Isaac Mbenza's first Terriers goal for almost 18 months looked to have rescued a point for Town with five minutes left after they had trailed for much of the game to a Gary Gardner header.

But Jutkiewicz struck in the 90th minute with a cool first-time finish on the rebound after fellow substitute Jonathan Leko had rattled the bar.

Huddersfield almost found a second equaliser in nine minutes of stoppage time but Christopher Schindler prodded inches wide from Pipa's cross.

Jutkiewicz's winner marked the first time City had scored twice in a game all season, with Gardner's towering first-half header from Jeremie Bela's free-kick ending a five-hour goal drought.
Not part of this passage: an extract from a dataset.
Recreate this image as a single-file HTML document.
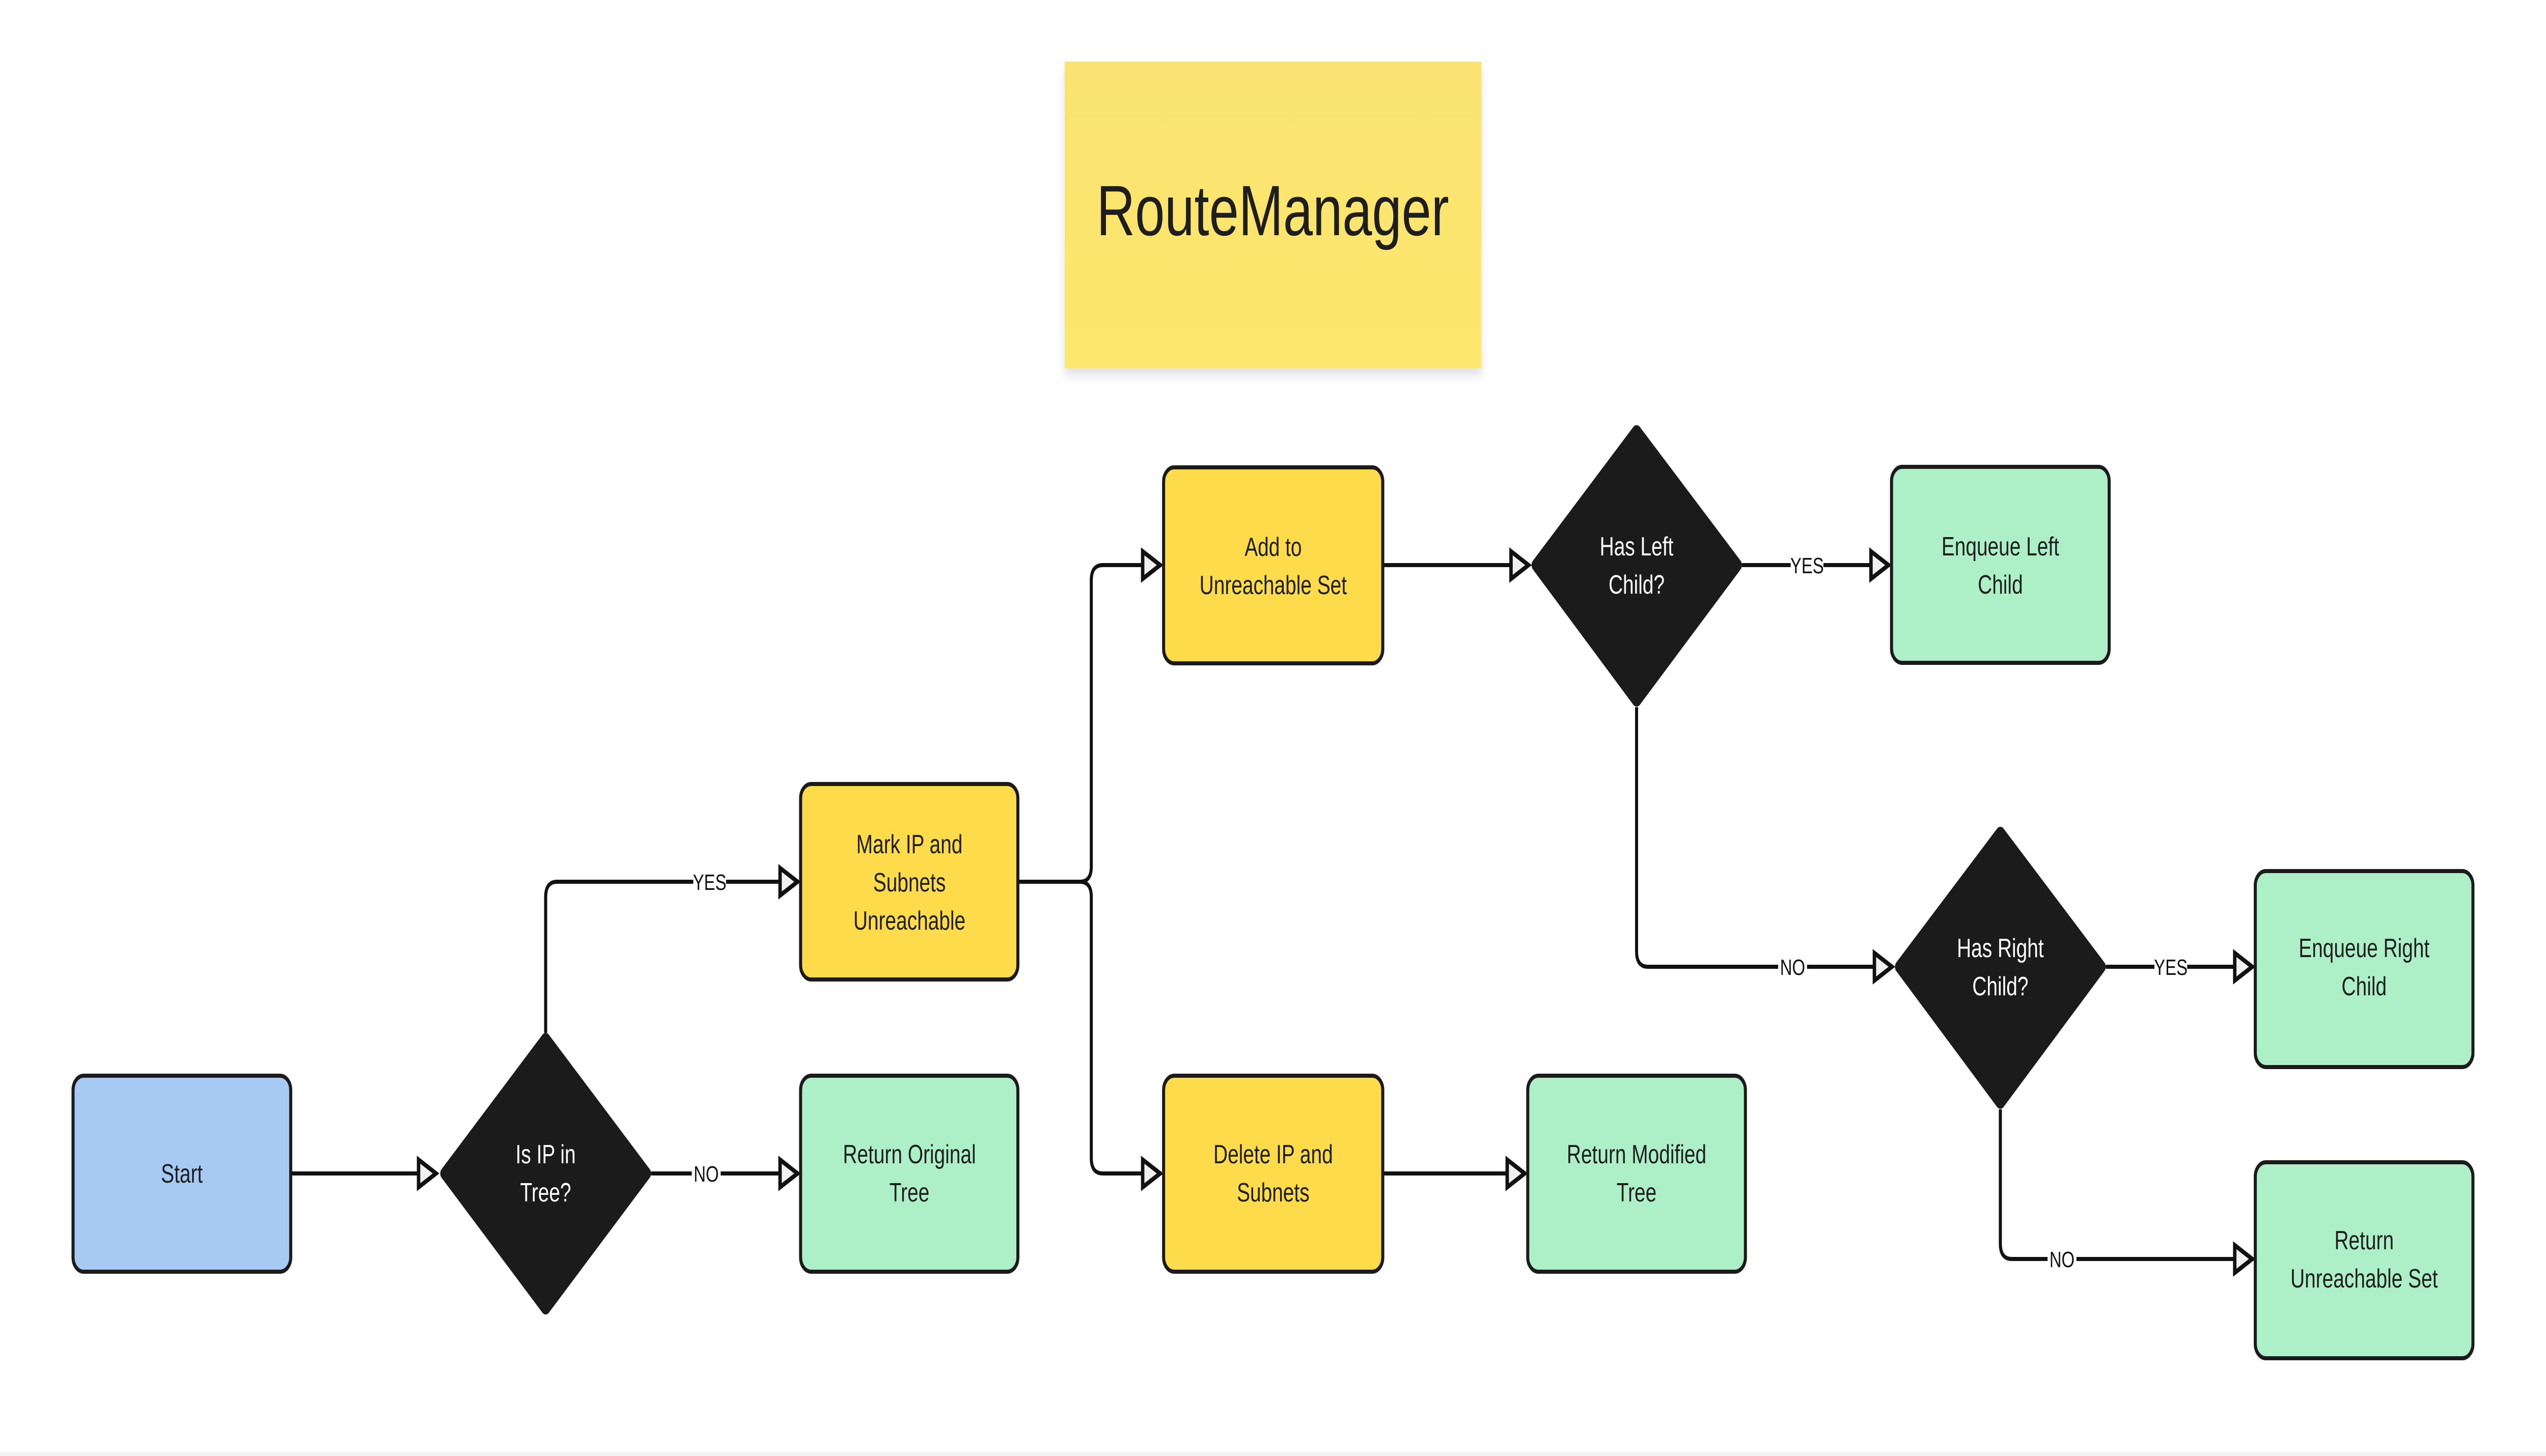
<!DOCTYPE html>
<html><head><meta charset="utf-8"><style>
html,body{margin:0;padding:0;background:#fff;width:100%;height:100%;overflow:hidden;}
svg{display:block;width:100vw;height:100vh;}
text{font-family:"Liberation Sans",sans-serif;}
</style></head><body>
<svg viewBox="0 0 6691 2860" preserveAspectRatio="none" xmlns="http://www.w3.org/2000/svg">
<defs>
<linearGradient id="st" x1="0" y1="0" x2="0" y2="1"><stop offset="0" stop-color="#fae36f"/><stop offset="1" stop-color="#fde76e"/></linearGradient>
<filter id="sh" x="-10%" y="-10%" width="120%" height="130%"><feDropShadow dx="0" dy="14" stdDeviation="10" flood-color="#000" flood-opacity="0.12"/></filter>
</defs>
<rect x="0" y="2852" width="6691" height="8" fill="#f3f3f3"/>
<rect x="2798" y="121" width="1095" height="602" fill="url(#st)" filter="url(#sh)"/>
<text x="3345" y="462" font-size="140" fill="#1e1e1e" text-anchor="middle">RouteManager</text>

<g fill="none" stroke="#111" stroke-width="8" stroke-linejoin="round">
<path d="M764 2305H1100"/>
<path d="M1434 2029V1762Q1434 1732 1464 1732H2050"/>
<path d="M1711 2305H2050"/>
<path d="M2675 1732H2838Q2868 1732 2868 1702V1140Q2868 1110 2898 1110H3003"/>
<path d="M2838 1732Q2868 1732 2868 1762V2275Q2868 2305 2898 2305H3003"/>
<path d="M3634 1110H3971"/>
<path d="M4578 1110H4917"/>
<path d="M4301 1389V1869Q4301 1899 4331 1899H4926"/>
<path d="M5534 1899H5873"/>
<path d="M5257 2179V2443Q5257 2473 5287 2473H5873"/>
<path d="M3634 2305H3961"/>
</g>
<g fill="#f0f0f0" stroke="#111" stroke-width="9" stroke-linejoin="miter">
<path d="M1100 2278L1146 2305L1100 2332Z"/>
<path d="M2050 1705L2096 1732L2050 1759Z"/>
<path d="M2050 2278L2096 2305L2050 2332Z"/>
<path d="M3003 1083L3049 1110L3003 1137Z"/>
<path d="M3003 2278L3049 2305L3003 2332Z"/>
<path d="M3971 1083L4017 1110L3971 1137Z"/>
<path d="M3961 2278L4007 2305L3961 2332Z"/>
<path d="M4917 1083L4963 1110L4917 1137Z"/>
<path d="M4926 1872L4972 1899L4926 1926Z"/>
<path d="M5873 1872L5919 1899L5873 1926Z"/>
<path d="M5873 2446L5919 2473L5873 2500Z"/>
</g>
<g font-size="44" fill="#111" text-anchor="middle">
<rect x="1822" y="1707" width="86" height="50" fill="#fff"/><text x="1865" y="1748">YES</text>
<rect x="1818" y="2280" width="76" height="50" fill="#fff"/><text x="1856" y="2321">NO</text>
<rect x="4706" y="1085" width="86" height="50" fill="#fff"/><text x="4749" y="1126">YES</text>
<rect x="4673" y="1874" width="76" height="50" fill="#fff"/><text x="4711" y="1915">NO</text>
<rect x="5662" y="1874" width="86" height="50" fill="#fff"/><text x="5705" y="1915">YES</text>
<rect x="5381" y="2448" width="76" height="50" fill="#fff"/><text x="5419" y="2489">NO</text>
</g>

<g stroke="#1b1b1b" stroke-width="8">
<rect x="192" y="2113" width="572" height="385" rx="28" fill="#a6caf4"/>
<rect x="2104" y="1540" width="571" height="384" rx="28" fill="#fedb4b"/>
<rect x="2104" y="2113" width="571" height="385" rx="28" fill="#adf0c7"/>
<rect x="3058" y="918" width="576" height="385" rx="28" fill="#fedb4b"/>
<rect x="3058" y="2113" width="576" height="385" rx="28" fill="#fedb4b"/>
<rect x="4015" y="2113" width="572" height="385" rx="28" fill="#adf0c7"/>
<rect x="4971" y="917" width="572" height="385" rx="28" fill="#adf0c7"/>
<rect x="5927" y="1711" width="572" height="385" rx="28" fill="#adf0c7"/>
<rect x="5927" y="2283" width="572" height="385" rx="28" fill="#adf0c7"/>
</g>
<g fill="#1b1b1b" stroke="#1b1b1b" stroke-width="24" stroke-linejoin="round">
<path d="M1434 2041L1699 2305L1434 2570L1169 2305Z"/>
<path d="M4301 847L4566 1110L4301 1376L4037 1110Z"/>
<path d="M5257 1636L5522 1899L5257 2166L4992 1899Z"/>
</g>
<g font-size="52" fill="#1e1e1e" text-anchor="middle">
<text x="478" y="2323">Start</text>
<text x="2390" y="1676">Mark IP and</text><text x="2390" y="1751">Subnets</text><text x="2390" y="1826">Unreachable</text>
<text x="2390" y="2285">Return Original</text><text x="2390" y="2360">Tree</text>
<text x="3346" y="1092">Add to</text><text x="3346" y="1167">Unreachable Set</text>
<text x="3346" y="2285">Delete IP and</text><text x="3346" y="2360">Subnets</text>
<text x="4301" y="2285">Return Modified</text><text x="4301" y="2360">Tree</text>
<text x="5257" y="1091">Enqueue Left</text><text x="5257" y="1166">Child</text>
<text x="6213" y="1880">Enqueue Right</text><text x="6213" y="1955">Child</text>
<text x="6213" y="2454">Return</text><text x="6213" y="2529">Unreachable Set</text>
</g>
<g font-size="52" fill="#fff" text-anchor="middle">
<text x="1434" y="2285">Is IP in</text><text x="1434" y="2360">Tree?</text>
<text x="4301" y="1091">Has Left</text><text x="4301" y="1166">Child?</text>
<text x="5257" y="1880">Has Right</text><text x="5257" y="1955">Child?</text>
</g>
</svg>
</body></html>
Blues had not scored since a 1-1 draw at Stoke on 4 October - recording three consecutive blanks - but almost netted a second immediately after Gardner's opener as Bela's free-kick hit the post and George Friend's follow-up was cleared off the line by Richard Stearman.

Huddersfield's Josh Koroma fired against the bar early in the second half but they appeared to have run out of ideas until Mbenza curled a fine 20-yard free-kick over the wall into the top corner.

It was only the Belgian forward's second Huddersfield goal, the first coming during an initial loan spell with the club in a 1-1 Premier League draw against Manchester United in May 2019.

But Jutkiewicz's instinctive finish meant it counted for little, condemning the Terriers to back-to-back defeats as Birmingham recorded a first win since the opening day to leapfrog Town into 15th place.

Birmingham head coach Aitor Karanka told BBC WM: "We have shown real character as a team. We have 11 fighters on the pitch and you know the three substitutions are going to be another three fighters.

"We have changed the shape in the last three or four games I don't know how many times, without time to work on the training ground, but with this character we are going to win a lot of games.

"In the first half, if we had gone into the changing room winning 3-0 it wouldn't have been a surprise because, apart from the goal, we had another two or three chances to score.

"But we kept our organisation in the second half and I don't remember many chances for them."

Huddersfield boss Carlos Corberan told BBC Radio Leeds: "We started the game how we wanted to and we controlled the early part of the game but we didn't create the chances we expected to create and we didn't use our set-pieces well.

"They were very focused on defending and using the counter-attack and we had another type of idea - we wanted to have the ball, we wanted to dominate and create chances.

"I think in the second half we reacted really well and we did everything we have to do to change the result of the game but unfortunately they scored on the counter-attack with their only chance of the second half."